[Start]

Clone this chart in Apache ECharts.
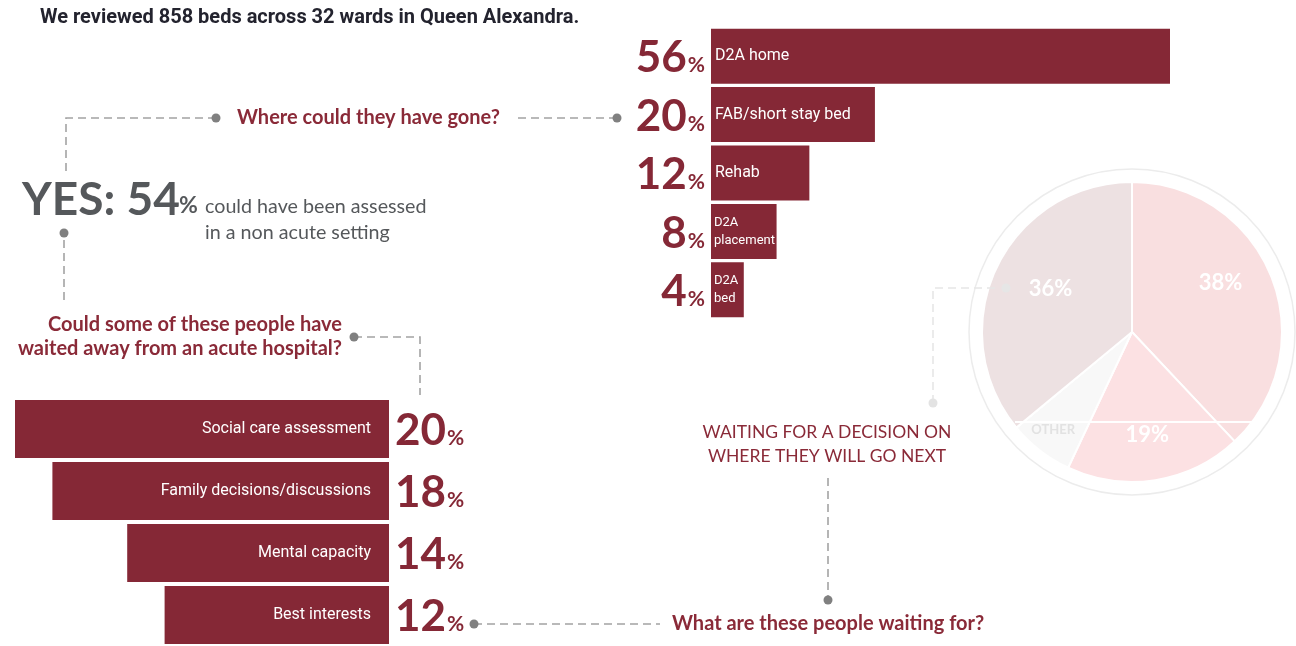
<!DOCTYPE html>
<html>
<head>
<meta charset="utf-8">
<script src="https://cdn.jsdelivr.net/npm/echarts@6/dist/echarts.min.js"></script>
<style>
  html, body { margin: 0; padding: 0; background: #ffffff; }
  #chart { width: 1296px; height: 646px; }
</style>
</head>
<body>
<div id="chart"></div>
<script>
// Where patients could have gone instead (share of reviewed beds, %)
const destCategories = ['D2A home', 'FAB/short stay bed', 'Rehab', 'D2A\nplacement', 'D2A\nbed'];
const destValues = [56, 20, 12, 8, 4];

// What patients are waiting for (%)
const waitCategories = ['Social care assessment', 'Family decisions/discussions', 'Mental capacity', 'Best interests'];
const waitValues = [20, 18, 14, 12];

// Waiting for a decision on where they will go next (%)
const decisionNames = ['Group A', 'Group B', 'OTHER', 'Group C'];
const decisionValues = [38, 19, 7, 36];

// Headline figure
const yesShare = 54;

const RED = '#852836';
const TEXT_RED = '#8a2a38';
const GREY_TEXT = '#55585b';
const DASH = '#a3a3a3';
const NARROW = '"Liberation Sans Narrow", Roboto, sans-serif';
const LATO = 'Lato, "Open Sans", sans-serif';

const chart = echarts.init(document.getElementById('chart'), null, { renderer: 'canvas' });

const pctRich = {
  n: { fontSize: 44, fontWeight: 'bold', fontFamily: LATO, color: RED, lineHeight: 48, verticalAlign: 'bottom' },
  p: { fontSize: 21, fontWeight: 'bold', fontFamily: LATO, color: RED, lineHeight: 26, verticalAlign: 'bottom', padding: [0, 0, 4, 1] }
};

// inner label nudges for the pie slices
const pieLabelOffsets = [[16, -20], [3, 26], [-31, 36], [-11, -10]];
const pieColors = ['#f9dfe0', '#fce1e3', '#f8f8f8', '#ede1e2'];

// short bars get a smaller name so it stays on the bar
const destItems = destValues.map(v => (
  v < 10 ? { value: v, label: { fontSize: 13, lineHeight: 18, position: [3, '50%'] } } : { value: v }
));

function dashed(points, color) {
  return {
    type: 'polyline', z: 50, silent: true,
    shape: { points: points },
    style: { stroke: color || DASH, lineWidth: 1.6, lineDash: [8, 5], fill: null }
  };
}
function dot(x, y, color) {
  return { type: 'circle', z: 51, silent: true, shape: { cx: x, cy: y, r: 4.5 }, style: { fill: color || '#808080' } };
}
function txt(x, y, text, font, fill, align, vAlign) {
  return {
    type: 'text', z: 60, silent: true, x: x, y: y,
    style: { text: text, font: font, fill: fill, align: align || 'left', verticalAlign: vAlign || 'middle' }
  };
}

const option = {
  backgroundColor: '#ffffff',
  animation: false,
  grid: [
    { left: 711, top: 27, width: 459, height: 292 },
    { left: 15, top: 398, width: 374, height: 252 }
  ],
  xAxis: [
    { type: 'value', gridIndex: 0, min: 0, max: 56, show: false },
    { type: 'value', gridIndex: 1, min: 0, max: 20, inverse: true, show: false }
  ],
  yAxis: [
    { type: 'category', gridIndex: 0, data: destCategories, inverse: true, show: false },
    { type: 'category', gridIndex: 1, data: waitCategories, inverse: true, show: false }
  ],
  series: [
    {
      type: 'bar', xAxisIndex: 0, yAxisIndex: 0, data: destItems, barWidth: 55,
      itemStyle: { color: RED },
      label: {
        show: true, position: [4, '50%'], align: 'left', verticalAlign: 'middle',
        formatter: '{b}', overflow: 'none',
        color: '#ffffff', fontSize: 16, fontFamily: NARROW, lineHeight: 20
      }
    },
    {
      type: 'bar', xAxisIndex: 0, yAxisIndex: 0, data: destValues, barWidth: 55, barGap: '-100%',
      itemStyle: { color: 'rgba(0,0,0,0)' },
      label: {
        show: true, position: 'left', distance: 6,
        formatter: p => '{n|' + p.value + '}{p|%}', rich: pctRich
      }
    },
    {
      type: 'bar', xAxisIndex: 1, yAxisIndex: 1, data: waitValues, barWidth: 58,
      itemStyle: { color: RED },
      label: {
        show: true, position: 'insideRight', distance: 18, formatter: '{b}', overflow: 'none',
        color: '#ffffff', fontSize: 16, fontFamily: NARROW
      }
    },
    {
      type: 'bar', xAxisIndex: 1, yAxisIndex: 1, data: waitValues, barWidth: 58, barGap: '-100%',
      itemStyle: { color: 'rgba(0,0,0,0)' },
      label: {
        show: true, position: 'right', distance: 6,
        formatter: p => '{n|' + p.value + '}{p|%}', rich: pctRich
      }
    },
    {
      type: 'pie', center: [1132, 332], radius: 150, startAngle: 90, clockwise: true,
      silent: true,
      data: decisionNames.map((name, i) => ({
        name: name, value: decisionValues[i],
        itemStyle: { color: pieColors[i] },
        label: { offset: pieLabelOffsets[i] }
      })),
      itemStyle: { borderColor: '#ffffff', borderWidth: 2 },
      label: {
        show: true, position: 'inside',
        formatter: p => p.name === 'OTHER' ? '{o|OTHER}' : '{v|' + p.value + '%}',
        rich: {
          v: { fontSize: 22, fontWeight: 'bold', fontFamily: LATO, color: '#ffffff' },
          o: { fontSize: 13, fontWeight: 'bold', fontFamily: LATO, color: '#e2e2e2' }
        }
      },
      labelLine: { show: false }
    }
  ],
  graphic: [
    // outer ring around the pie
    { type: 'circle', z: 1, silent: true, shape: { cx: 1132, cy: 332, r: 163 }, style: { fill: null, stroke: '#ececec', lineWidth: 1.5 } },
    { type: 'line', z: 100, silent: true, shape: { x1: 1015, y1: 422, x2: 1255, y2: 422 }, style: { stroke: '#ffffff', lineWidth: 2 } },

    txt(40, 18, 'We reviewed 858 beds across 32 wards in Queen Alexandra.', 'bold 20px ' + NARROW, '#23232e'),

    // "Where could they have gone?"
    dashed([[216, 118], [66, 118], [66, 172]]), dot(216, 118),
    txt(237, 118, 'Where could they have gone?', 'bold 20px ' + LATO, TEXT_RED),
    dashed([[518, 118], [617, 118]]), dot(617, 118),

    // headline
    txt(22, 200, 'YES: ' + yesShare, 'bold 46px ' + LATO, GREY_TEXT),
    txt(179, 206, '%', 'bold 23px ' + LATO, GREY_TEXT),
    txt(205, 207, 'could have been assessed', '19.7px ' + LATO, GREY_TEXT),
    txt(205, 233, 'in a non acute setting', '19.7px ' + LATO, GREY_TEXT),
    dot(64, 233), dashed([[64, 240], [64, 305]]),

    // "Could some of these people have waited..."
    txt(342, 325, 'Could some of these people have', 'bold 20px ' + LATO, TEXT_RED, 'right'),
    txt(342, 349, 'waited away from an acute hospital?', 'bold 20px ' + LATO, TEXT_RED, 'right'),
    dot(354, 337), dashed([[354, 337], [420, 337], [420, 395]]),

    // decision pie annotation
    txt(827, 432, 'WAITING FOR A DECISION ON', '17.5px ' + LATO, TEXT_RED, 'center'),
    txt(827, 456, 'WHERE THEY WILL GO NEXT', '17.5px ' + LATO, TEXT_RED, 'center'),
    dashed([[828, 478], [828, 598]]), dot(828, 600),
    dashed([[933, 403], [933, 288], [1000, 288]], '#e6e6e6'), dot(933, 403, '#e3e3e3'), dot(1006, 288, '#e6e6e6'),

    // "What are these people waiting for?"
    dot(474, 624), dashed([[474, 624], [660, 624]]),
    txt(672, 624, 'What are these people waiting for?', 'bold 20px ' + LATO, TEXT_RED)
  ]
};

chart.setOption(option);
</script>
</body>
</html>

[End]

Exactly reproduce the run of lines from the start of the listing through the line with "const destValues = [56, 20, 12, 8, 4];", inclusive; pictures are not copied.

Clone this chart in Apache ECharts.
<!DOCTYPE html>
<html>
<head>
<meta charset="utf-8">
<script src="https://cdn.jsdelivr.net/npm/echarts@6/dist/echarts.min.js"></script>
<style>
  html, body { margin: 0; padding: 0; background: #ffffff; }
  #chart { width: 1296px; height: 646px; }
</style>
</head>
<body>
<div id="chart"></div>
<script>
// Where patients could have gone instead (share of reviewed beds, %)
const destCategories = ['D2A home', 'FAB/short stay bed', 'Rehab', 'D2A\nplacement', 'D2A\nbed'];
const destValues = [56, 20, 12, 8, 4];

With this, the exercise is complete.